Vancouver also had bottle clubs. Members brought their own bottles then sat in the lounge and bought mixer. I never saw so many drunken people in my life. It seemed that finishing the bottle was expected. I went back to hanging out at liquor-free and unsegregated coffee houses and bought my first sports car, a little Austin Healey Sprite. While I looked up some of the people I knew in the entertainment business, my young husband looked up his drinking friends. Needless to say, the marriage didn't work this time either.

One of my friends was a brilliant folksinger with long red hair and a small son.  School was out, summer was on and I offered to drive her to an audition in the Null Set, a coffeehouse in Olympia.

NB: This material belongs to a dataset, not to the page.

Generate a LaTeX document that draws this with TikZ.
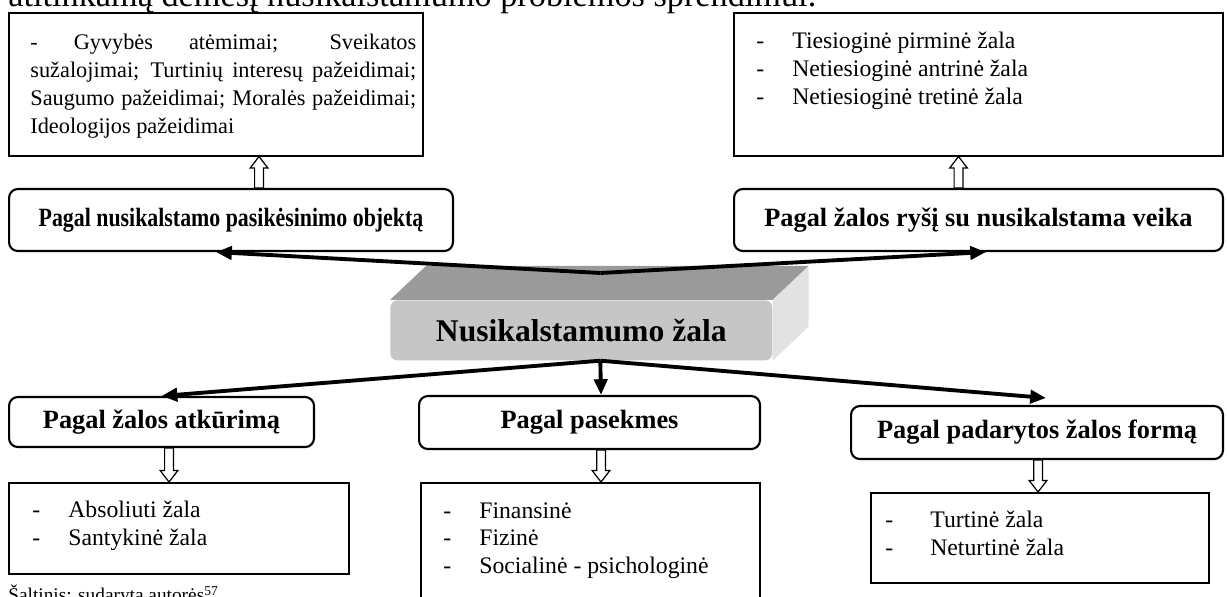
\documentclass[tikz,border=0pt]{standalone}
\usepackage{fontspec}
\setmainfont{Liberation Serif}
\newfontfamily\narrowserif{Liberation Serif}[FakeStretch=0.83]
\usetikzlibrary{calc}
\usetikzlibrary{arrows.meta}

\definecolor{topgray}{HTML}{9A9A9A}
\definecolor{frontgray}{HTML}{C6C6C6}
\definecolor{sidegray}{HTML}{E2E2E2}

\tikzset{
  listbox/.style={draw, line width=0.9pt, anchor=north west, inner sep=0pt},
  listtext/.style={anchor=north west, inner sep=0pt, align=left, font=\fontsize{13.5}{15.9}\selectfont},
  lbl/.style={draw, line width=1.2pt, rounded corners=5pt, anchor=north west, inner sep=0pt, font=\fontsize{15}{18}\selectfont\bfseries},
  conn/.style={line width=2.2pt, -{Triangle[length=9pt,width=7.5pt]}},
  hollow/.style={draw, line width=0.7pt, fill=white},
}

\newcommand{\dashitem}[2][0.72cm]{\makebox[#1][l]{-}#2}
% open block arrow from #1 towards the anchor #2 (tip kept in line with #1)
\newcommand{\hollowarrow}[2]{%
  \coordinate (ha) at (#1);
  \coordinate (hb) at (#2 -| ha);
  \coordinate (hh) at ($(hb)!6.5pt!(ha)$);
  \draw[hollow] ($(ha)!2.5pt!90:(hb)$) -- ($(hh)!2.5pt!90:(hb)$) -- ($(hh)!5pt!90:(hb)$) -- (hb)
    -- ($(hh)!5pt!-90:(hb)$) -- ($(hh)!2.5pt!-90:(hb)$) -- ($(ha)!2.5pt!-90:(hb)$) -- cycle;
}

\begin{document}
\begin{tikzpicture}[x=0.02cm, y=-0.02cm]
\clip (0,0) rectangle (1227,597);

\node[anchor=base west, inner sep=0pt, font=\fontsize{19.5}{22}\selectfont] (intro) at (8,7) {atitinkamą dėmesį nusikalstamumo problemos sprendimui.};

% top row
\node[listbox, minimum width=8.28cm, minimum height=2.86cm] (listA) at (8,12) {};
\node[listtext, text width=7.72cm, align=justify, font=\fontsize{12.7}{15.9}\selectfont] (listAtxt) at ($(listA.north west)+(22,22)$)
  {- Gyvybės atėmimai; Sveikatos\linebreak sužalojimai; Turtinių interesų pažeidimai;\linebreak Saugumo pažeidimai; Moralės pažeidimai;\linebreak Ideologijos pažeidimai};
\node[listbox, minimum width=9.78cm, minimum height=2.86cm] (listB) at (733,12) {};
\node[listtext] (listBtxt) at ($(listB.north west)+(23,20)$)
  {\dashitem{Tiesioginė pirminė žala}\\ \dashitem{Netiesioginė antrinė žala}\\ \dashitem{Netiesioginė tretinė žala}};

\node[lbl, minimum width=8.88cm, minimum height=1.24cm, font=\fontsize{15}{18}\selectfont\narrowserif\bfseries] (objlbl) at (8,188) {Pagal nusikalstamo pasikėsinimo objektą};
\node[lbl, minimum width=9.78cm, minimum height=1.24cm] (linklbl) at (733,188) {Pagal žalos ryšį su nusikalstama veika};

% central block
\node[fill=frontgray, rounded corners=4pt, minimum width=7.64cm, minimum height=1.2cm, anchor=north west, inner sep=0pt, font=\fontsize{18}{21}\selectfont\bfseries] (core) at (390,300) {Nusikalstamumo žala};
\fill[topgray] (core.north west) -- ++(36,-34) -- ($(core.north east)+(36,-34)$) -- (core.north east) -- cycle;
\fill[sidegray] (core.north east) -- ++(36,-34) -- ($(core.south east)+(36,-34)$) -- (core.south east) -- cycle;

\coordinate (topjoin) at ($(core.north)+(19,-27)$);
\coordinate (botjoin) at ($(core.south)+(19,0)$);
\draw[conn] (topjoin) -- ([xshift=-0.3cm]objlbl.south);
\draw[conn] (topjoin) -- ([xshift=0.15cm]linklbl.south);

% bottom row
\node[lbl, minimum width=6.1cm, minimum height=1.0cm] (restlbl) at (8,396) {Pagal žalos atkūrimą};
\node[lbl, minimum width=6.82cm, minimum height=1.06cm] (conslbl) at (418,395) {Pagal pasekmes};
\node[lbl, minimum width=7.44cm, minimum height=1.06cm] (formlbl) at (850,405) {Pagal padarytos žalos formą};
\draw[conn] (botjoin) -- (restlbl.north);
\draw[conn] (botjoin) -- ([xshift=0.23cm]conslbl.north);
\draw[conn] (botjoin) -- ([xshift=0.18cm, yshift=0.14cm]formlbl.north);

\node[listbox, minimum width=6.8cm, minimum height=1.82cm] (restlist) at (8,482) {};
\node[listtext] (restlisttxt) at ($(restlist.north west)+(24,19)$)
  {\dashitem{Absoliuti žala}\\ \dashitem{Santykinė žala}};
\node[listbox, minimum width=6.78cm, minimum height=2.9cm] (conslist) at (420,482) {};
\node[listtext] (conslisttxt) at ($(conslist.north west)+(23,20)$)
  {\dashitem{Finansinė}\\ \dashitem{Fizinė}\\ \dashitem{Socialinė - psichologinė}};
\node[listbox, minimum width=6.76cm, minimum height=1.8cm] (formlist) at (870,492) {};
\node[listtext] (formlisttxt) at ($(formlist.north west)+(15,19)$)
  {\dashitem[0.9cm]{Turtinė žala}\\ \dashitem[0.9cm]{Neturtinė žala}};

\hollowarrow{$(objlbl.north)+(28,0)$}{listA.south}
\hollowarrow{$(linklbl.north)+(-20,0)$}{listB.south}
\hollowarrow{$(restlbl.south)+(7.5,0)$}{restlist.north}
\hollowarrow{$(conslbl.south)+(11.5,0)$}{conslist.north}
\hollowarrow{$(formlbl.south)+(1,0)$}{formlist.north}

\node[anchor=base west, inner sep=0pt, font=\fontsize{11}{13}\selectfont] (source) at (8,602) {Šaltinis: sudaryta autorės\textsuperscript{57}};
\end{tikzpicture}
\end{document}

Playing the blues in the Null Set was my about-to-be second husband who is the one real love of my oddball life and the father of my two children. He was just out of the Army at the time, had dark curly hair and wonderful blue eyes and was instrumental in running the Null Set and the Shelter Half near Tacoma. These establishments became controversial because they were labeled antiwar and frequented by protesters as well as people of all colors, folk singers and blues musicians.  Anyhow, I stayed in Olympia and got to know my new love.

My next trip to Canada was to get a divorce so that I could come back to Olympia and get married again. This was an easy process; we hired a lawyer and a woman who would pose in bed with my husband for a picture taken by a suddenly available photographer. This process was needed because the only grounds for divorce were adultery and they needed photographic proof. My first husband got the sports car and his freedom; the woman subsequently rented the apartment.

My later years took me to jobs as an editor and writer for a few more newspapers and finally as a writer for The Boeing Company. As the century ended, I retired to the foothills of Mount Rainier where my life is enriched by faith, great memories, dreams of making a difference and my appreciation of the beauty in the world around me.

The Journey, as the Hobbits say, goes ever on. Stay laughing!